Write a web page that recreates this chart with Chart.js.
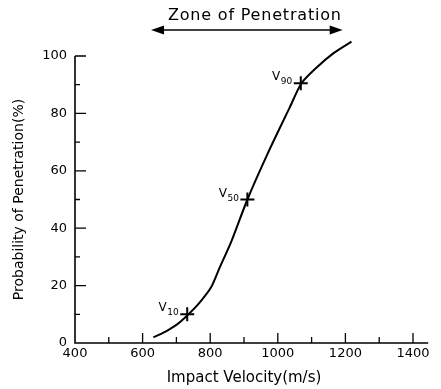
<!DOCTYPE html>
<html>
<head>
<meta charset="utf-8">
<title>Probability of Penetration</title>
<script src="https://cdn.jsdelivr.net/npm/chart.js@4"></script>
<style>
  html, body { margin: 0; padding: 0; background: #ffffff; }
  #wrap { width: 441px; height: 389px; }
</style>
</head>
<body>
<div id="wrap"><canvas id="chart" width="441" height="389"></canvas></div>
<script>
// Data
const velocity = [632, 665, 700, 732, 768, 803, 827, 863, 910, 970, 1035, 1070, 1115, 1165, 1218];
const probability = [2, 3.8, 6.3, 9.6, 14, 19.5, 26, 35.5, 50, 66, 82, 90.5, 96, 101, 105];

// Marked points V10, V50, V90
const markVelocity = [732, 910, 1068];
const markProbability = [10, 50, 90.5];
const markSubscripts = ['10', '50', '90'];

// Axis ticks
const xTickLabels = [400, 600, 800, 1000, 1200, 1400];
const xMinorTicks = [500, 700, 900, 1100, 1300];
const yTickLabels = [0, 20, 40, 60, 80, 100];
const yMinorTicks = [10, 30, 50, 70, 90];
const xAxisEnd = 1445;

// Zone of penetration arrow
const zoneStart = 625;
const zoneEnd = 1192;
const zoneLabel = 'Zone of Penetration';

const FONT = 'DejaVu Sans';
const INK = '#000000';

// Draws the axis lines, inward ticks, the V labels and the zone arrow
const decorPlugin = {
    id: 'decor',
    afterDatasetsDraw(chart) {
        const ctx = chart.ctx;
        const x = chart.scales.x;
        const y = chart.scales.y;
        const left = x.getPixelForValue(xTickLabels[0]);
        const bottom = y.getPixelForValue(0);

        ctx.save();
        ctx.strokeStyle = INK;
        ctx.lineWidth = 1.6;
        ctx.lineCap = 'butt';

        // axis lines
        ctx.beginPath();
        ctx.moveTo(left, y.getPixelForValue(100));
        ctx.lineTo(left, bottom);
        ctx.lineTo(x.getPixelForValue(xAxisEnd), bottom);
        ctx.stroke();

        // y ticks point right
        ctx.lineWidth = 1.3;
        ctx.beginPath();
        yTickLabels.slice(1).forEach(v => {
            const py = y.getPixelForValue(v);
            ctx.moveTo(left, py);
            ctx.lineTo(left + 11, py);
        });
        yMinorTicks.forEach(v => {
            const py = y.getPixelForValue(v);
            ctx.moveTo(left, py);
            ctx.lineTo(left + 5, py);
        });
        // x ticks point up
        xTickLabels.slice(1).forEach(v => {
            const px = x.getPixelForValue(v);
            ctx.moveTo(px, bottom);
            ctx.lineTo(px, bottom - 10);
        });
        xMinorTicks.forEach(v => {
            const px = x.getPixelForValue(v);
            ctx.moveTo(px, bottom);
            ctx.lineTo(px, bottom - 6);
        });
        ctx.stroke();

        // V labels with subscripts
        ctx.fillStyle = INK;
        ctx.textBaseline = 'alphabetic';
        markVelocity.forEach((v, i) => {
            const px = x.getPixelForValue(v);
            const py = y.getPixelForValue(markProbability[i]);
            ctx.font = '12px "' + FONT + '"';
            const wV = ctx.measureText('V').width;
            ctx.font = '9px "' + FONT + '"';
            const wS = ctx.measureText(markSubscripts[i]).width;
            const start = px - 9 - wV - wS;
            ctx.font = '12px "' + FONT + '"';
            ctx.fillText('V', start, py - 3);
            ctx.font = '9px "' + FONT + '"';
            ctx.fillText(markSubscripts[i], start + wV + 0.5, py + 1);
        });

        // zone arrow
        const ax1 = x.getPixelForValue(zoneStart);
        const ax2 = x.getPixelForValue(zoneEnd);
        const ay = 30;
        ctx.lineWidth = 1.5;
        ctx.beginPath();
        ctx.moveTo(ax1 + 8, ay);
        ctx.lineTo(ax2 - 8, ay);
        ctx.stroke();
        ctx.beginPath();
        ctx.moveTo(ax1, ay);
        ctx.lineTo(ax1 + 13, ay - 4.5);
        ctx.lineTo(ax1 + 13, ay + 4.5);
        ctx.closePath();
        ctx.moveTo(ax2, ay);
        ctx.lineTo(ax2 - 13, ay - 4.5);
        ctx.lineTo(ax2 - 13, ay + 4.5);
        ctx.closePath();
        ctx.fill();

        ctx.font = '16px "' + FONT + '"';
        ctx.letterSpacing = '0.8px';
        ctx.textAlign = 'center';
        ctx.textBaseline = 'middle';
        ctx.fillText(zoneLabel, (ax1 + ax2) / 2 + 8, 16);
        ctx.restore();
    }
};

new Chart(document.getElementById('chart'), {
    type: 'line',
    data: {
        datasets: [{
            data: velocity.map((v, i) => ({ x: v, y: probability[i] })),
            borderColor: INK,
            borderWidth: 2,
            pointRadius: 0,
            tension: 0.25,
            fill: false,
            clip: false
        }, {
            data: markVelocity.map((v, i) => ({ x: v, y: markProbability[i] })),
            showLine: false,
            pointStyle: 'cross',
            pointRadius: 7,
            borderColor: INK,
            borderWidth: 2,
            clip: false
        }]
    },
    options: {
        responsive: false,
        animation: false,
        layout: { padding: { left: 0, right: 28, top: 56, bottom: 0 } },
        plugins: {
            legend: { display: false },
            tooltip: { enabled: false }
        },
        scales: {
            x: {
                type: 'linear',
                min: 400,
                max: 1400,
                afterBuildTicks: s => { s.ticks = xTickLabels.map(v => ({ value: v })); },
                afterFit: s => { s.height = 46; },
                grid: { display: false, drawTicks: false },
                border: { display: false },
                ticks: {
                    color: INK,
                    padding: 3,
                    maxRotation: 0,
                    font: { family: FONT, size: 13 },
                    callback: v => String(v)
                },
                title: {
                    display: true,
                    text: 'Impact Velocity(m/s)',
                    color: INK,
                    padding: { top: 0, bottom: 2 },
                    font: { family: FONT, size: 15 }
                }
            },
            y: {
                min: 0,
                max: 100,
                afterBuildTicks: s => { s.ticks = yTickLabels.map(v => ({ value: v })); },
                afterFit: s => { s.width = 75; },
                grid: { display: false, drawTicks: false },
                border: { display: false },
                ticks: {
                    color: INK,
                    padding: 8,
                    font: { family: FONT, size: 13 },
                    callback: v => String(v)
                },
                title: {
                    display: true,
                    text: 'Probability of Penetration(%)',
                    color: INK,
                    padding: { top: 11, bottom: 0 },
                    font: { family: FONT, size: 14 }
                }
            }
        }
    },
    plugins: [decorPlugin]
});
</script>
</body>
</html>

---------------

» Problem requirements:
Retype the data above exactly; pictures are not part of the copy.

» Result:
Write a web page that recreates this chart with Chart.js.
<!DOCTYPE html>
<html>
<head>
<meta charset="utf-8">
<title>Probability of Penetration</title>
<script src="https://cdn.jsdelivr.net/npm/chart.js@4"></script>
<style>
  html, body { margin: 0; padding: 0; background: #ffffff; }
  #wrap { width: 441px; height: 389px; }
</style>
</head>
<body>
<div id="wrap"><canvas id="chart" width="441" height="389"></canvas></div>
<script>
// Data
const velocity = [632, 665, 700, 732, 768, 803, 827, 863, 910, 970, 1035, 1070, 1115, 1165, 1218];
const probability = [2, 3.8, 6.3, 9.6, 14, 19.5, 26, 35.5, 50, 66, 82, 90.5, 96, 101, 105];

// Marked points V10, V50, V90
const markVelocity = [732, 910, 1068];
const markProbability = [10, 50, 90.5];
const markSubscripts = ['10', '50', '90'];

// Axis ticks
const xTickLabels = [400, 600, 800, 1000, 1200, 1400];
const xMinorTicks = [500, 700, 900, 1100, 1300];
const yTickLabels = [0, 20, 40, 60, 80, 100];
const yMinorTicks = [10, 30, 50, 70, 90];
const xAxisEnd = 1445;

// Zone of penetration arrow
const zoneStart = 625;
const zoneEnd = 1192;
const zoneLabel = 'Zone of Penetration';

const FONT = 'DejaVu Sans';
const INK = '#000000';

// Draws the axis lines, inward ticks, the V labels and the zone arrow
const decorPlugin = {
    id: 'decor',
    afterDatasetsDraw(chart) {
        const ctx = chart.ctx;
        const x = chart.scales.x;
        const y = chart.scales.y;
        const left = x.getPixelForValue(xTickLabels[0]);
        const bottom = y.getPixelForValue(0);

        ctx.save();
        ctx.strokeStyle = INK;
        ctx.lineWidth = 1.6;
        ctx.lineCap = 'butt';

        // axis lines
        ctx.beginPath();
        ctx.moveTo(left, y.getPixelForValue(100));
        ctx.lineTo(left, bottom);
        ctx.lineTo(x.getPixelForValue(xAxisEnd), bottom);
        ctx.stroke();

        // y ticks point right
        ctx.lineWidth = 1.3;
        ctx.beginPath();
        yTickLabels.slice(1).forEach(v => {
            const py = y.getPixelForValue(v);
            ctx.moveTo(left, py);
            ctx.lineTo(left + 11, py);
        });
        yMinorTicks.forEach(v => {
            const py = y.getPixelForValue(v);
            ctx.moveTo(left, py);
            ctx.lineTo(left + 5, py);
        });
        // x ticks point up
        xTickLabels.slice(1).forEach(v => {
            const px = x.getPixelForValue(v);
            ctx.moveTo(px, bottom);
            ctx.lineTo(px, bottom - 10);
        });
        xMinorTicks.forEach(v => {
            const px = x.getPixelForValue(v);
            ctx.moveTo(px, bottom);
            ctx.lineTo(px, bottom - 6);
        });
        ctx.stroke();

        // V labels with subscripts
        ctx.fillStyle = INK;
        ctx.textBaseline = 'alphabetic';
        markVelocity.forEach((v, i) => {
            const px = x.getPixelForValue(v);
            const py = y.getPixelForValue(markProbability[i]);
            ctx.font = '12px "' + FONT + '"';
            const wV = ctx.measureText('V').width;
            ctx.font = '9px "' + FONT + '"';
            const wS = ctx.measureText(markSubscripts[i]).width;
            const start = px - 9 - wV - wS;
            ctx.font = '12px "' + FONT + '"';
            ctx.fillText('V', start, py - 3);
            ctx.font = '9px "' + FONT + '"';
            ctx.fillText(markSubscripts[i], start + wV + 0.5, py + 1);
        });

        // zone arrow
        const ax1 = x.getPixelForValue(zoneStart);
        const ax2 = x.getPixelForValue(zoneEnd);
        const ay = 30;
        ctx.lineWidth = 1.5;
        ctx.beginPath();
        ctx.moveTo(ax1 + 8, ay);
        ctx.lineTo(ax2 - 8, ay);
        ctx.stroke();
        ctx.beginPath();
        ctx.moveTo(ax1, ay);
        ctx.lineTo(ax1 + 13, ay - 4.5);
        ctx.lineTo(ax1 + 13, ay + 4.5);
        ctx.closePath();
        ctx.moveTo(ax2, ay);
        ctx.lineTo(ax2 - 13, ay - 4.5);
        ctx.lineTo(ax2 - 13, ay + 4.5);
        ctx.closePath();
        ctx.fill();

        ctx.font = '16px "' + FONT + '"';
        ctx.letterSpacing = '0.8px';
        ctx.textAlign = 'center';
        ctx.textBaseline = 'middle';
        ctx.fillText(zoneLabel, (ax1 + ax2) / 2 + 8, 16);
        ctx.restore();
    }
};

new Chart(document.getElementById('chart'), {
    type: 'line',
    data: {
        datasets: [{
            data: velocity.map((v, i) => ({ x: v, y: probability[i] })),
            borderColor: INK,
            borderWidth: 2,
            pointRadius: 0,
            tension: 0.25,
            fill: false,
            clip: false
        }, {
            data: markVelocity.map((v, i) => ({ x: v, y: markProbability[i] })),
            showLine: false,
            pointStyle: 'cross',
            pointRadius: 7,
            borderColor: INK,
            borderWidth: 2,
            clip: false
        }]
    },
    options: {
        responsive: false,
        animation: false,
        layout: { padding: { left: 0, right: 28, top: 56, bottom: 0 } },
        plugins: {
            legend: { display: false },
            tooltip: { enabled: false }
        },
        scales: {
            x: {
                type: 'linear',
                min: 400,
                max: 1400,
                afterBuildTicks: s => { s.ticks = xTickLabels.map(v => ({ value: v })); },
                afterFit: s => { s.height = 46; },
                grid: { display: false, drawTicks: false },
                border: { display: false },
                ticks: {
                    color: INK,
                    padding: 3,
                    maxRotation: 0,
                    font: { family: FONT, size: 13 },
                    callback: v => String(v)
                },
                title: {
                    display: true,
                    text: 'Impact Velocity(m/s)',
                    color: INK,
                    padding: { top: 0, bottom: 2 },
                    font: { family: FONT, size: 15 }
                }
            },
            y: {
                min: 0,
                max: 100,
                afterBuildTicks: s => { s.ticks = yTickLabels.map(v => ({ value: v })); },
                afterFit: s => { s.width = 75; },
                grid: { display: false, drawTicks: false },
                border: { display: false },
                ticks: {
                    color: INK,
                    padding: 8,
                    font: { family: FONT, size: 13 },
                    callback: v => String(v)
                },
                title: {
                    display: true,
                    text: 'Probability of Penetration(%)',
                    color: INK,
                    padding: { top: 11, bottom: 0 },
                    font: { family: FONT, size: 14 }
                }
            }
        }
    },
    plugins: [decorPlugin]
});
</script>
</body>
</html>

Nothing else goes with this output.